Have you ended up looking like a fool because you didn’t ask for help?
I took the car for a service this morning. Yes, I admit it, I volunteered for the job so that I didn’t have to do the school run. It wasn’t the local dealer – it was in a town around 20 miles away because my Yorkshireman-accountant-husband got a good deal…
When I went out to collect the courtesy car, I was asked if I would like to be “walked round” it. I declined – I’ve been driving Peugeots for many years and know where to find things. Big mistake. I spent the next five minutes in the dealership car park, working out where to plug in the sat nav. I bet they have a security camera in their office, watching fools like me who won’t accept help struggling to sort themselves out.
Looking like a fool?
The next challenge was when I had to put in some fuel. Could I open the fuel cap? After a further five minutes I was deciding whether to a) ring my husband, b) ask in the petrol station, or c) ring the dealership to ask how to do it when I gave it a push and, lo and behold, everything was alright. There were a number of men filling their cars giving me strange looks…
There are times when I will happily admit I don’t know what I am doing. One of them is in the field of technology. Believe it or not, I actually took a module in Music Technology as part of my degree. Sadly it was the lowest mark I received at university, but happily it didn’t count towards my final result.
Assistance with technology
Gemma, my Technology Manager, never makes me feel like an idiot for asking what must be to her very basic questions. I often email in a panic when I have lost a document, or my inbox has disappeared, and she is happy to help. Not only that, but she creates documents for my colleagues and I to help ourselves. It isn’t that she doesn’t want to bother a second (or third!) time, but that she empowers us to be able to be more independent in the future.
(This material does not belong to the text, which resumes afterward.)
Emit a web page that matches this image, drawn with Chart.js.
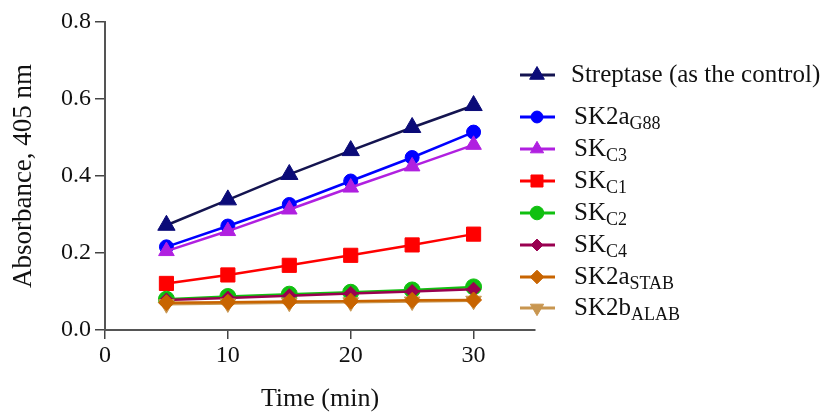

It makes me think about the well-known theory of men not wanting to ask for directions. Some men will happily drive around for an extra ten minutes as they do not wish to look foolish by not knowing where they are going. And I have spent many a time in the supermarket with my husband not wanting to ask where a hidden item is – he would rather search himself than seemingly admit defeat and check with an assistant.
So, is it about ego? I don’t want to admit I don’t know what I am doing, so I keep quiet and hope no-one notices me bumbling around. Or that I will show weakness to others by needing them? Or is it more in situations when I have been offered help and declined, like this morning, that I feel the need to save face by not asking again? I’m not sure.
What I do know is that letting others in, and showing them that we don’t know it all, improves our relationships. People are not afraid to admit to us when they need assistance, and the myth that some people have perfect lives is dispensed with.
So, here is this week’s challenge: when someone offers to help, before immediately declining, stop and have a think. Will I truly lose face by accepting? Could it be of benefit to me? And how will it make the other person feel if I say yes? Please let me know how you get on.